Horizon Zero Dawn's world is stunning. Without a doubt it's one of the best looking games ever. From tundra to desert, from day to night - the constantly evolving scenery could take away the breath of even the hardest cynic.
What makes it even better looking is how seamless everything is. Nothing is a chore. It all feels robust, and just the right side of realistic. Nobody in the real world can jump and climb and roll in the way that Aloy does - but what it sacrifices in realism, it more than makes up for in sheer playability. It's a very easy game to spend time with, if not always so easy to succeed at (in a good way). It lets you enjoy that gorgeous scenery without wrestling with the controls or frustration.
Where it's less successful is in its storytelling. Frankly, the acting is dull and all over the place. There's no consistency between accents or tone, even within members of the same tribe. Why do some characters talk like they've stepped out of Lord of the Rings, while others sound like bus station puffy jackets? The names are back-of-a-fag-packet lazy (Bast, Teb, Den, Brom, Rost...), and the dialogue is just risible.
And all of this is a shame, because the world and the story are compelling and interesting - you just have to suffer through so much half-hearted nonsense in order to let Aloy's story play out. It's a pet peeve of mine, because of my day job, but it feels even more of an issue in a game which has clearly had so much money lobbed at it.
If you're going to inflict cut-scenes on us, you'd better make sure they're worth watching. Spend some of that budget on a director who can work with actors to get the best performance out of them, and a writer who knows how to give them material they can get their teeth into. There's little wit, emotion or humour anywhere in HZD's script.
I'm sick of it, because it feels like it's where video games are letting themselves down, by only ever employing writers and directors who've worked on video games, and whose experience with writing extends only as far as having watched every episode of Game of Thrones.
Yes, video game writing requires a writer who understands video games... but first and foremost, with this amount of story and cutscenes, you need a writer who knows how to write, for pity's sake.
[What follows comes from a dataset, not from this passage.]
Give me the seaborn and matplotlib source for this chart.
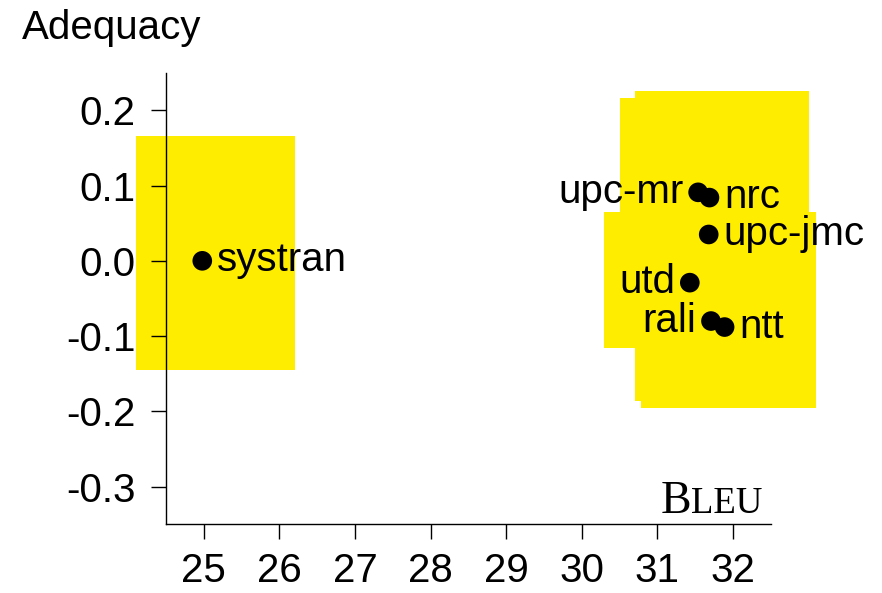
import matplotlib
matplotlib.use('Agg')
import matplotlib.pyplot as plt
import seaborn as sns
import pandas as pd
from matplotlib.patches import Rectangle

# systems, scores and where the name goes
systems = ['systran', 'upc-mr', 'nrc', 'upc-jmc', 'utd', 'rali', 'ntt']
bleu = [24.98, 31.54, 31.69, 31.68, 31.43, 31.71, 31.89]
adequacy = [0.0, 0.091, 0.084, 0.035, -0.029, -0.080, -0.088]
label_side = ['right', 'left', 'right', 'right', 'left', 'left', 'right']

# confidence boxes (bleu range x adequacy range) per system
bleu_lo = [24.10, 30.50, 30.70, 30.75, 30.30, 30.70, 30.79]
bleu_hi = [26.21, 32.55, 33.01, 32.80, 32.50, 32.70, 33.10]
adeq_lo = [-0.145, -0.02, -0.03, -0.10, -0.1157, -0.1864, -0.1961]
adeq_hi = [0.1656, 0.2164, 0.2253, 0.17, 0.0649, 0.03, 0.0649]

xticks = [25, 26, 27, 28, 29, 30, 31, 32]
xtick_labels = ['25', '26', '27', '28', '29', '30', '31', '32']
yticks = [0.2, 0.1, 0.0, -0.1, -0.2, -0.3]
ytick_labels = ['0.2', '0.1', '0.0', '-0.1', '-0.2', '-0.3']

sns.set_style('ticks')
plt.rcParams['font.family'] = ['Liberation Sans', 'DejaVu Sans']
plt.rcParams.update({'text.color': 'black', 'axes.edgecolor': 'black',
                     'xtick.color': 'black', 'ytick.color': 'black',
                     'axes.labelcolor': 'black'})

df = pd.DataFrame({'system': systems, 'bleu': bleu, 'adequacy': adequacy})

fig = plt.figure(figsize=(8.82, 5.93), dpi=100)
ax = fig.add_axes([0.1882, 0.1159, 0.6856, 0.7616])

for lo, hi, blo, bhi in zip(bleu_lo, bleu_hi, adeq_lo, adeq_hi):
    ax.add_patch(Rectangle((lo, blo), hi - lo, bhi - blo, facecolor='#ffed00',
                           edgecolor='none', zorder=0.5, clip_on=False))

sns.scatterplot(data=df, x='bleu', y='adequacy', ax=ax, color='black', s=200,
                edgecolor='none', zorder=3, clip_on=False)

for name, x, y, side in zip(systems, bleu, adequacy, label_side):
    dx = 10.5 if side == 'right' else -10.5
    ax.annotate(name, (x, y), xytext=(dx, -7.6), textcoords='offset points',
                ha='left' if side == 'right' else 'right', va='baseline',
                fontsize=29, zorder=4, color='black')

ax.set_xlim(24.5, 32.5)
ax.set_ylim(-0.35, 0.25)
ax.set_xticks(xticks)
ax.set_xticklabels(xtick_labels)
ax.set_yticks(yticks)
ax.set_yticklabels(ytick_labels)
ax.tick_params(axis='both', direction='out', length=10.8, width=1.0, labelsize=29,
               colors='black')
ax.tick_params(axis='x', pad=9)
ax.tick_params(axis='y', pad=11)
for sp in ['left', 'bottom']:
    ax.spines[sp].set_linewidth(1.0)
    ax.spines[sp].set_color('black')
    ax.spines[sp].set_zorder(2.5)
sns.despine(ax=ax)
ax.set_xlabel('')
ax.set_ylabel('')

fig.text(21.7 / 882, 1 - 39.3 / 593, 'Adequacy', fontsize=29, ha='left', va='baseline')

b = ax.text(0.818, 0.0257, 'B', transform=ax.transAxes, fontsize=33,
            family='Liberation Serif', ha='left', va='baseline')
ax.annotate('LEU', xy=(1, 0.0257), xycoords=(b, 'axes fraction'),
            fontsize=26.5, family='Liberation Serif', ha='left', va='baseline')

fig.savefig('out.png', dpi=100)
In all honesty, I'm embarrassed by it. It's a massive barrier to the mainstream acceptance of games as something other than a nerdy thing beloved of nerds. Or, at least, that's how it feels to me.
Even the title - Horizon Zero Dawn - is off-puttingly clunky and sci-fi.
For all its unoriginality, for all that I've tired of the ideas that Horizon Zero Dawn trots out, it somehow still succeeds in becoming a consolidation of those ideas rather than running them into the ground.
I'd like to think that this is a last hurrah for these sorts of games - arriving at the precise moment at which the new Zelda points to a future which offers a fresh template for open world games. Indeed, Horizon Zero Dawn and Zelda are night and day. Where HZD is bloated and pompous, Zelda is full of space and whimsy... yet both are playable and succeed in their own right.
Unfortunately, I suspect that Breath of the Wild will continue to be the open world exception. Horizon Zero Dawn is so slick and polished that you can already hear the bandwagon leaving the station, continuing on its pointless journey to Law Of Diminishing Creative Returns Central. If it ain't broke, why try and fix it? Well, because sooner or later everyone's going to get bored.
For now though... there's no doubt that Horizon Zero Dawn works. For all its unoriginality, despite its dreadful scripting and acting, it's still an astonishingly polished, gorgeous, and massive experience.
SUMMARY: Very nearly exhausting my patience for these sort of games, but somehow still an enjoyable experience. Just sort out that script and acting, eh?